- Sire: Mr. Prospector
- Grandsire: Raise A Native
- Dam: A Wind Is Rising
- Damsire: Francis S.
- Sex: Filly
- Foaled: 1976
- Country: United States
- Color: Bay
- Breeder: Happy Valley Farm
- Owner: 1) Jerry Frankel 2) Harbor View Farm 3) Due Process Stable
- Trainer: 1) Lou M. Goldfine 2) Laz Barrera
- Record: 43: 16-9-6
- Earnings: US$892,339

Major wins
- Arlington-Washington Lassie Stakes (1978) Oak Leaf Stakes (1978) Ruffian Handicap (1979) Alabama Stakes (1979) Delaware Oaks (1979) Vanity Handicap (1979, 1980) El Encino Stakes (1980)

Awards
- American Co-Champion Two-Year-Old Filly (1978)

Honors
- It's In The Air Stakes at Hollywood Park

= It's in the Air (horse) =

American-bred Thoroughbred racehorse

It's In The Air (foaled 1976 in Florida) was an American Champion filly Thoroughbred racehorse.

==Background==
Bred by Steve and Gary Wolfson's Happy Valley Farm, It's In The Air was from the first crop of Mr. Prospector and out of the mare A Wind Is Rising. She was sold as a weanling for $25,000 to Jerry Frankel, who entrusted her race conditioning to trainer Lou Goldfine.

==Racing career==
It's In The Air made five starts at age two for Jerry Frankel, winning three and finishing second in the other two. After she won the 1978 Mademoiselle Stakes at Arlington Park, Frankel sold her for $300,000 to Louis Wolfson, patriarch of the family who had bred her. The day after Wolfson purchased the filly, she won the Arlington-Washington Lassie Stakes, after which he transferred her to trainer Laz Barrera, who won that year's U.S. Triple Crown for Wolfson with Affirmed. Sent to California, in her final race of 1978, It's In The Air won the Oak Leaf Stakes at Santa Anita Park. Her 1978 performances saw her voted the co-winner with Candy Éclair of the Eclipse Award as American Champion Two-Year-Old Filly.

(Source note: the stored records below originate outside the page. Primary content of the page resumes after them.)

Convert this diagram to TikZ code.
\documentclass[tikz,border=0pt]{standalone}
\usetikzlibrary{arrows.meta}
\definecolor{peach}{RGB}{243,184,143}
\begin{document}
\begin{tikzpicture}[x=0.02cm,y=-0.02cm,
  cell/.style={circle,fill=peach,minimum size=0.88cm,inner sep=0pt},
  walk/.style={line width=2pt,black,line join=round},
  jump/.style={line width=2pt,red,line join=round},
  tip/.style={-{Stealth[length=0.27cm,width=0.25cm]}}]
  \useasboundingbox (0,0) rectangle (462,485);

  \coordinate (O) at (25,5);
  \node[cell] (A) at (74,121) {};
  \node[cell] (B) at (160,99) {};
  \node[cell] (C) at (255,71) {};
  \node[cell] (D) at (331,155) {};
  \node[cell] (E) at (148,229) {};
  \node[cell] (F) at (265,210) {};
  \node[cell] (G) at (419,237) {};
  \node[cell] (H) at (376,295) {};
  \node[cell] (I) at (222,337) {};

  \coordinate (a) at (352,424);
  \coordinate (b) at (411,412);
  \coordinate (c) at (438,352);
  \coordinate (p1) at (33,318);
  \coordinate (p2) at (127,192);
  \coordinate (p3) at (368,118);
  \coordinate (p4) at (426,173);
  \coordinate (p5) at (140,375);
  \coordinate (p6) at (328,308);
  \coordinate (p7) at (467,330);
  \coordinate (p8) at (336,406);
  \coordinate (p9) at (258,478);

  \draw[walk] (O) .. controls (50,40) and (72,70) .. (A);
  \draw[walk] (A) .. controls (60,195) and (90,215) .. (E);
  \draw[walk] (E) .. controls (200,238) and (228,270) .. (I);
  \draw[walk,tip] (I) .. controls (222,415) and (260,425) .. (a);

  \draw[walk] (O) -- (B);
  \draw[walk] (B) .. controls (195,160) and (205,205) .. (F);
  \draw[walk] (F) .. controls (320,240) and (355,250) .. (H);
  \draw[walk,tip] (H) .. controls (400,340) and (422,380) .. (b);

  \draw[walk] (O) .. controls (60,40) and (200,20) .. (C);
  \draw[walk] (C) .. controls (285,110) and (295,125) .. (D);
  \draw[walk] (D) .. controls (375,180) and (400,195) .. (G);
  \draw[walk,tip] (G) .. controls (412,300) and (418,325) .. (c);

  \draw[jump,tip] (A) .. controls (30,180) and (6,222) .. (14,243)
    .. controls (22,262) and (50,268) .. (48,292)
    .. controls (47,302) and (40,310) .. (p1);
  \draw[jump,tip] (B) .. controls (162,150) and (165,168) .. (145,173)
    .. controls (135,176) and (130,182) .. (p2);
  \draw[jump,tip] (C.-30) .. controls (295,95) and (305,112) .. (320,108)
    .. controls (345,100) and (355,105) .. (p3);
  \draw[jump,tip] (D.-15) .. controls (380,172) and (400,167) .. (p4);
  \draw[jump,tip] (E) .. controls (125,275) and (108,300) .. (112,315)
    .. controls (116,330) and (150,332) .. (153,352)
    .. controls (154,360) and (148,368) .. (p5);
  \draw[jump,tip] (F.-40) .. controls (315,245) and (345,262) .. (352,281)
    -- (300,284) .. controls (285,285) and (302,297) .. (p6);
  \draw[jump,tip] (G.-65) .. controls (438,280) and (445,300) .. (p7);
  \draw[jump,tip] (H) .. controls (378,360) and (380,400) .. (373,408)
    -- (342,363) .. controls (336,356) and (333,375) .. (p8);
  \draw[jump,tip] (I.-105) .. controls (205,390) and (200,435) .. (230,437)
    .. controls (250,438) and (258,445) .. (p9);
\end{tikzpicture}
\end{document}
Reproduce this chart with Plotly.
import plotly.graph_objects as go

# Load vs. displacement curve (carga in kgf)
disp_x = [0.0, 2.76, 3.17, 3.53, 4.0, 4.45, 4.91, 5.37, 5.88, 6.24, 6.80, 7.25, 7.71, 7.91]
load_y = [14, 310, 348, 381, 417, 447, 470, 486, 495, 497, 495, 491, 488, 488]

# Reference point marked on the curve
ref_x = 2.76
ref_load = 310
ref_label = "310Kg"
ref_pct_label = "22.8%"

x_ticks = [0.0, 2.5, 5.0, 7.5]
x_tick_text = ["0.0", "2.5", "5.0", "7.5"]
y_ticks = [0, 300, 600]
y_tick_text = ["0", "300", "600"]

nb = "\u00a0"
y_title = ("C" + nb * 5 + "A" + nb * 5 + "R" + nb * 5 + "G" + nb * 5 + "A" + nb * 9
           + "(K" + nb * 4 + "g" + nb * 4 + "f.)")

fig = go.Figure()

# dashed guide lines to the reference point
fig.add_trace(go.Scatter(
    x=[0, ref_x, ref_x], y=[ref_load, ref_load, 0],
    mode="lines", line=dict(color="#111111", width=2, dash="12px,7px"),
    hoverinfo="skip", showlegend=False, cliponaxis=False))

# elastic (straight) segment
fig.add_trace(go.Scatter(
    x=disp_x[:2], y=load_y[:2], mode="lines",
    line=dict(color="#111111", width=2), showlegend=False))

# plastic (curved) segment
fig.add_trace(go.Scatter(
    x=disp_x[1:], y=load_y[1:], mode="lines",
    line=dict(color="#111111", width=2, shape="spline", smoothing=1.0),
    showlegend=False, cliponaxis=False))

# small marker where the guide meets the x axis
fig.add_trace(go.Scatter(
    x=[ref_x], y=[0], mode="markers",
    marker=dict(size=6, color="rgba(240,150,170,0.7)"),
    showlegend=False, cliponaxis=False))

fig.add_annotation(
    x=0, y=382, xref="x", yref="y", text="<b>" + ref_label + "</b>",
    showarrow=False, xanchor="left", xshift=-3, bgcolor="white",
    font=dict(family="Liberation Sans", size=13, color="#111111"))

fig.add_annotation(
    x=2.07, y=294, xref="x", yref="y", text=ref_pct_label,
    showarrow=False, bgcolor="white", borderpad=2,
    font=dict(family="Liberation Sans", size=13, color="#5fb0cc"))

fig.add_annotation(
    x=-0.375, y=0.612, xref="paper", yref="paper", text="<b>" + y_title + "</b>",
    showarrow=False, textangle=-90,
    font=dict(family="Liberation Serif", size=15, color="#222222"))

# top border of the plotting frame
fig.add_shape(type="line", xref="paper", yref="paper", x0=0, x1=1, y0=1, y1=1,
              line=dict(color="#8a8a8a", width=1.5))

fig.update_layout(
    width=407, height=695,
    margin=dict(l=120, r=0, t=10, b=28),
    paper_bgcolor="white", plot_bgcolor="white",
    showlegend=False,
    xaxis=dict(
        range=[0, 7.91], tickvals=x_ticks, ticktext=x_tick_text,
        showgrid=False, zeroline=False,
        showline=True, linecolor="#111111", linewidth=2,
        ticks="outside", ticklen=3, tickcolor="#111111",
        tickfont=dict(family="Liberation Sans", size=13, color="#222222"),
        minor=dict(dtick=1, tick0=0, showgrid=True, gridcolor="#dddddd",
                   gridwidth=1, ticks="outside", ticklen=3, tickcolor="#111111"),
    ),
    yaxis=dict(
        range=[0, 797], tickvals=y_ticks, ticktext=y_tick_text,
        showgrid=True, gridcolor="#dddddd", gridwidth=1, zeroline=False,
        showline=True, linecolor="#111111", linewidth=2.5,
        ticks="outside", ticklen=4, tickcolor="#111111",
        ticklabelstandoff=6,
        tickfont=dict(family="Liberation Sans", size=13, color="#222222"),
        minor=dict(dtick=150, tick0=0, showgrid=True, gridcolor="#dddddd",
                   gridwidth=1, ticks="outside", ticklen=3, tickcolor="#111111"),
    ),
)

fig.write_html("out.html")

At age three, It's In The Air again raced on both the East and West coasts of the United States. She won four Grade I stakes in 1979, including the Delaware Oaks and the first of two straight editions of the Vanity Handicap at Hollywood Park Racetrack. Racing at age four, in addition to her win in the 1980 Vanity, It's In The Air won the El Encino Stakes at Santa Anita Park. She did not win a stakes race in her final campaign at age five, with her best result a second to Misty Gallore in the 1981 Distaff Handicap at Aqueduct Racetrack.

==Breeding record==
Retired to broodmare duty, It's In The Air stood in the United States and in Great Britain. From her matings, she produced foals by Northern Dancer, Nijinsky, Seattle Slew, Sadler's Wells, Green Desert, Shadeed, and Zilzal. Among them were six winners, none of which achieved significant Grade/Group wins. Her daughter Try To Catch Me (by Shareef Dancer) did, however, produce the multiple Grade I/Group One winner Storming Home.